To do.
From the entries below, reproduce exactly the lines from the one with "Rebuild this chart as a Python" through the one with "plt.rcParams['font.weight'] = 'bold'", both included, without images.

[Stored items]
⟨
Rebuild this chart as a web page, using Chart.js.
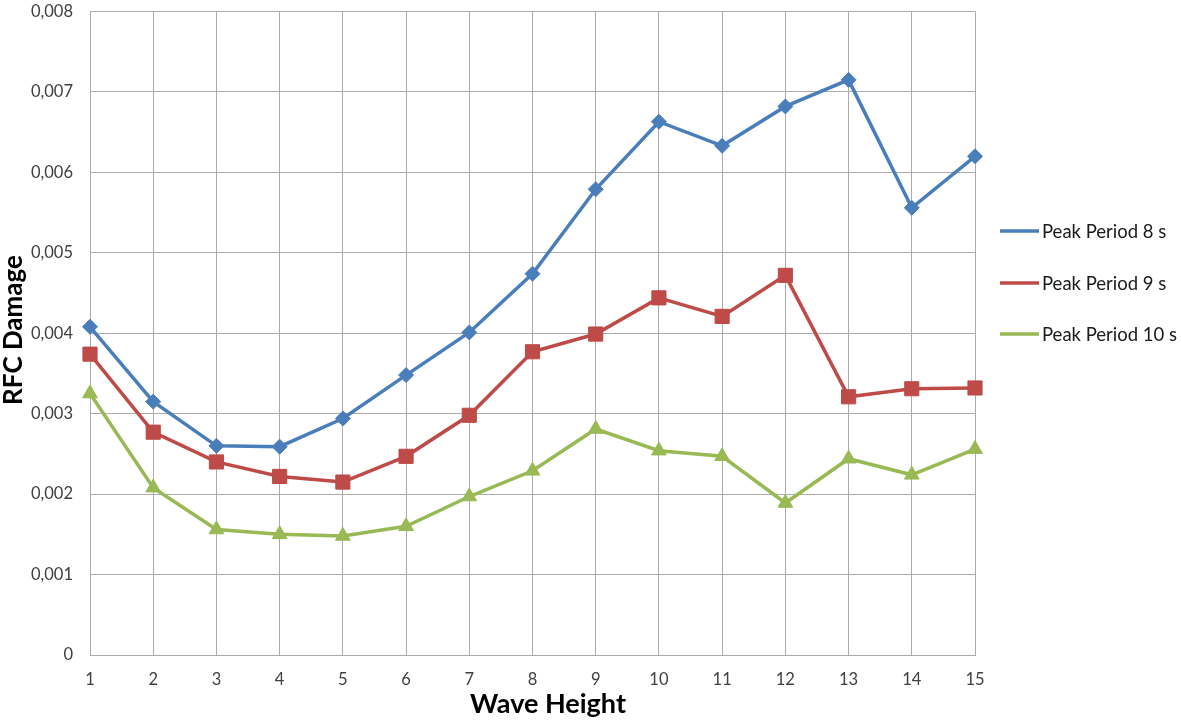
<!DOCTYPE html>
<html>
<head>
<meta charset="utf-8">
<title>RFC Damage vs Wave Height</title>
<script src="https://cdn.jsdelivr.net/npm/chart.js@4/dist/chart.umd.min.js"></script>
<style>
  html, body { margin: 0; padding: 0; background: #ffffff; }
  #wrap { position: relative; width: 1181px; height: 720px; }
</style>
</head>
<body>
<div id="wrap"><canvas id="chart" width="1181" height="720"></canvas></div>
<script>
// Wave height categories
const waveHeights = ['1','2','3','4','5','6','7','8','9','10','11','12','13','14','15'];

// RFC damage per peak period
const period8s  = [0.00408, 0.00315, 0.00260, 0.00259, 0.00294, 0.00348, 0.00401, 0.00474, 0.00579, 0.00663, 0.00633, 0.00682, 0.00715, 0.00556, 0.00620];
const period9s  = [0.00374, 0.00277, 0.00240, 0.00222, 0.00215, 0.00247, 0.00298, 0.00377, 0.00399, 0.00444, 0.00421, 0.00472, 0.00321, 0.00331, 0.00332];
const period10s = [0.00325, 0.00208, 0.00156, 0.00150, 0.00148, 0.00160, 0.00197, 0.00229, 0.00281, 0.00254, 0.00247, 0.00189, 0.00244, 0.00224, 0.00256];

const seriesNames = ['Peak Period 8 s', 'Peak Period 9 s', 'Peak Period 10 s'];
const xTitle = 'Wave Height';
const yTitle = 'RFC Damage';

// Y axis range
const yMin = 0, yMax = 0.008, yStep = 0.001;

const FONT = 'Lato, "Open Sans", "Liberation Sans", sans-serif';
const GRID = '#ababab';

// Axis titles, placed relative to the canvas
const axisTitles = {
  id: 'axisTitles',
  afterDraw(chart) {
    const ctx = chart.ctx;
    ctx.save();
    ctx.fillStyle = '#000000';
    ctx.font = 'bold 27px ' + FONT;
    ctx.textAlign = 'center';
    ctx.textBaseline = 'alphabetic';
    ctx.fillText(xTitle, 548, 713);
    ctx.translate(22, 330);
    ctx.rotate(-Math.PI / 2);
    ctx.font = 'bold 26px ' + FONT;
    ctx.fillText(yTitle, 0, 0);
    ctx.restore();
  }
};

// Legend at the right: line with marker, then the label
const sideLegend = {
  id: 'sideLegend',
  afterDraw(chart) {
    const ctx = chart.ctx;
    const rows = [231, 283, 334];
    ctx.save();
    chart.data.datasets.forEach((ds, i) => {
      const y = rows[i];
      ctx.strokeStyle = ds.borderColor;
      ctx.lineWidth = 3.5;
      ctx.beginPath();
      ctx.moveTo(1000, y);
      ctx.lineTo(1039, y);
      ctx.stroke();
      ctx.fillStyle = ds.pointBackgroundColor;
      ctx.strokeStyle = ds.pointBorderColor;
      ctx.lineWidth = 1;
      Chart.helpers.drawPoint(ctx, {
        pointStyle: ds.pointStyle,
        rotation: 0,
        borderWidth: 1
      }, 1019.5, y, ds.pointRadius * 0.75);
      ctx.fillStyle = '#1a1a1a';
      ctx.font = '18.5px ' + FONT;
      ctx.textAlign = 'left';
      ctx.textBaseline = 'middle';
      ctx.fillText(ds.label, 1042, y + 1);
    });
    ctx.restore();
  }
};

function series(label, data, color, style, radius) {
  return {
    label, data,
    borderColor: color,
    backgroundColor: color,
    pointBackgroundColor: color,
    pointBorderColor: color,
    pointBorderWidth: 1,
    pointStyle: style,
    pointRadius: radius,
    pointHoverRadius: radius,
    borderWidth: 3.5,
    tension: 0,
    fill: false
  };
}

new Chart(document.getElementById('chart'), {
  type: 'line',
  data: {
    labels: waveHeights,
    datasets: [
      series(seriesNames[0], period8s,  '#4A7EBB', 'rectRot', 7.5),
      series(seriesNames[1], period9s,  '#BE4B48', 'rect', 10),
      series(seriesNames[2], period10s, '#98B954', 'triangle', 8.5)
    ]
  },
  options: {
    responsive: false,
    animation: false,
    layout: { padding: { top: 11.5, right: 206, left: 0, bottom: 0 } },
    plugins: {
      legend: { display: false },
      tooltip: { enabled: false }
    },
    scales: {
      x: {
        type: 'category',
        offset: false,
        grid: { color: GRID, lineWidth: 1, drawTicks: false },
        border: { color: GRID, width: 1 },
        ticks: { color: '#404040', font: { family: FONT, size: 16.5 }, padding: 15, maxRotation: 0, autoSkip: false },
        afterFit(scale) { scale.height = 65; }
      },
      y: {
        min: yMin, max: yMax,
        grid: { color: GRID, lineWidth: 1, drawTicks: false },
        border: { color: GRID, width: 1 },
        ticks: {
          stepSize: yStep,
          color: '#404040',
          font: { family: FONT, size: 16.5 },
          padding: 17,
          callback(v) {
            const r = Math.round(v / yStep);
            return r === 0 ? '0' : (r * yStep).toFixed(3).replace('.', ',');
          }
        },
        afterFit(scale) {
          scale.width = 90;
          scale.paddingTop = 0;
          scale.paddingBottom = 0;
        }
      }
    }
  },
  plugins: [sideLegend, axisTitles]
});
</script>
</body>
</html>
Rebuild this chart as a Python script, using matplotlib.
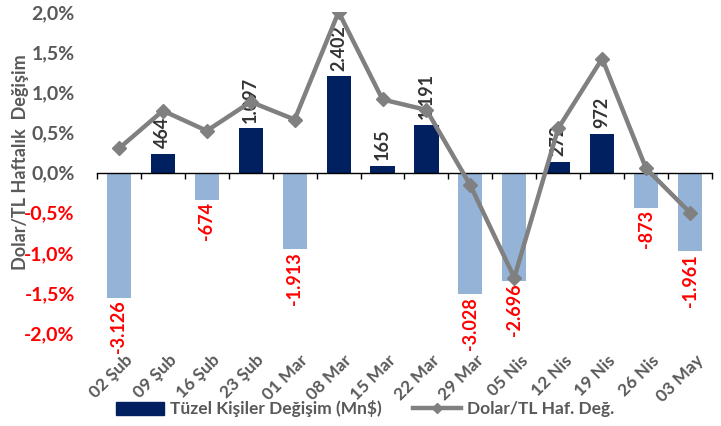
import matplotlib
matplotlib.use("Agg")
import matplotlib.pyplot as plt
import matplotlib.transforms as mtransforms
from matplotlib.lines import Line2D
from matplotlib.patches import Patch
import numpy as np

plt.rcParams['font.family'] = ['Lato', 'DejaVu Sans']
plt.rcParams['font.weight'] = 'bold'

categories = ["02 Şub", "09 Şub", "16 Şub", "23 Şub", "01 Mar", "08 Mar", "15 Mar",
              "22 Mar", "29 Mar", "05 Nis", "12 Nis", "19 Nis", "26 Nis", "03 May"]
tuzel = [-3126, 464, -674, 1097, -1913, 2402, 165, 1191, -3028, -2696, 272, 972, -873, -1961]
dolar_tl = [0.30, 0.77, 0.52, 0.88, 0.66, 2.00, 0.91, 0.78, -0.16, -1.31, 0.55, 1.42, 0.05, -0.50]
yticks = [-2.0, -1.5, -1.0, -0.5, 0.0, 0.5, 1.0, 1.5, 2.0]

NAVY = "#002060"
LIGHT = "#95B3D7"
GREY = "#808080"
TXT = "#595959"
RED = "#FF0000"

fig = plt.figure(figsize=(7.21, 4.26), dpi=100)
ax = fig.add_axes([0.1345, 0.2183, 0.853, 0.7535])
ax2 = ax.twinx()

x = np.arange(len(categories))

# bars on hidden secondary axis
colors = [NAVY if v >= 0 else LIGHT for v in tuzel]
ax2.bar(x, tuzel, width=0.55, color=colors, zorder=2)
ax2.set_ylim(-4000, 4000)
ax2.set_yticks([])
for s in ax2.spines.values():
    s.set_visible(False)

def fmt(v):
    s = f"{abs(v):,}".replace(",", ".")
    return ("-" if v < 0 else "") + s

for xi, v in zip(x, tuzel):
    if v >= 0:
        ax2.annotate(fmt(v), (xi, v), xytext=(0, 4), textcoords="offset points",
                     rotation=90, ha="center", va="bottom", color="#333333",
                     fontsize=13, fontweight="bold")
    else:
        ax2.annotate(fmt(v), (xi, v), xytext=(0, -2), textcoords="offset points",
                     rotation=90, ha="center", va="top", color=RED,
                     fontsize=13, fontweight="bold")

# line on primary axis, drawn above
ax.set_zorder(ax2.get_zorder() + 1)
ax.patch.set_visible(False)
ax.plot(x, dolar_tl, color=GREY, lw=3.2, marker="D", markersize=7.5,
        markerfacecolor=GREY, markeredgecolor=GREY, zorder=3)
ax.set_ylim(-2.0, 2.0)
ax.set_xlim(-0.5, len(categories) - 0.5)
ax2.set_xlim(-0.5, len(categories) - 0.5)

ax.set_yticks(yticks)
ax.set_yticklabels([f"{t:.1f}".replace(".", ",") + "%" for t in yticks])
for lbl, t in zip(ax.get_yticklabels(), yticks):
    lbl.set_color(RED if t < 0 else TXT)
    lbl.set_fontsize(14)
    lbl.set_fontweight("bold")
ax.tick_params(axis="y", length=0, pad=16)
ax.set_ylabel("Dolar/TL Haftalık  Değişim", color=TXT, fontsize=13,
              fontweight="bold")
ax.yaxis.set_label_coords(-0.110, 0.533)

for side in ["left", "right", "top"]:
    ax.spines[side].set_visible(False)
ax.spines["bottom"].set_position(("data", 0))
ax.spines["bottom"].set_color("black")
ax.spines["bottom"].set_linewidth(1.0)
ax.set_xticks(np.arange(len(categories) + 1) - 0.5)
ax.set_xticklabels([])
ax.tick_params(axis="x", direction="out", length=4, color="black", width=1)

trans = mtransforms.blended_transform_factory(ax.transData, ax.transAxes)
for xi, c in zip(x, categories):
    ax.text(xi + 0.12, -0.06, c, transform=trans, rotation=45, ha="right", va="top",
            rotation_mode="anchor", color=TXT, fontsize=12.5, fontweight="bold")

handles = [Patch(facecolor=NAVY, edgecolor=NAVY),
           Line2D([0], [0], color=GREY, lw=3.2, marker="D", markersize=5)]
fig.legend(handles, ["Tüzel Kişiler Değişim (Mn$)", "Dolar/TL Haf. Değ."],
           loc="center", bbox_to_anchor=(0.506, 0.04), ncol=2, frameon=False,
           prop={"size": 12.5, "weight": "bold"}, labelcolor=TXT,
           handlelength=2.8, handleheight=0.8, columnspacing=1.8, handletextpad=0.3)

fig.savefig("out.png", dpi=100)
⟩
Written reply.
Rebuild this chart as a Python script, using matplotlib.
import matplotlib
matplotlib.use("Agg")
import matplotlib.pyplot as plt
import matplotlib.transforms as mtransforms
from matplotlib.lines import Line2D
from matplotlib.patches import Patch
import numpy as np

plt.rcParams['font.family'] = ['Lato', 'DejaVu Sans']
plt.rcParams['font.weight'] = 'bold'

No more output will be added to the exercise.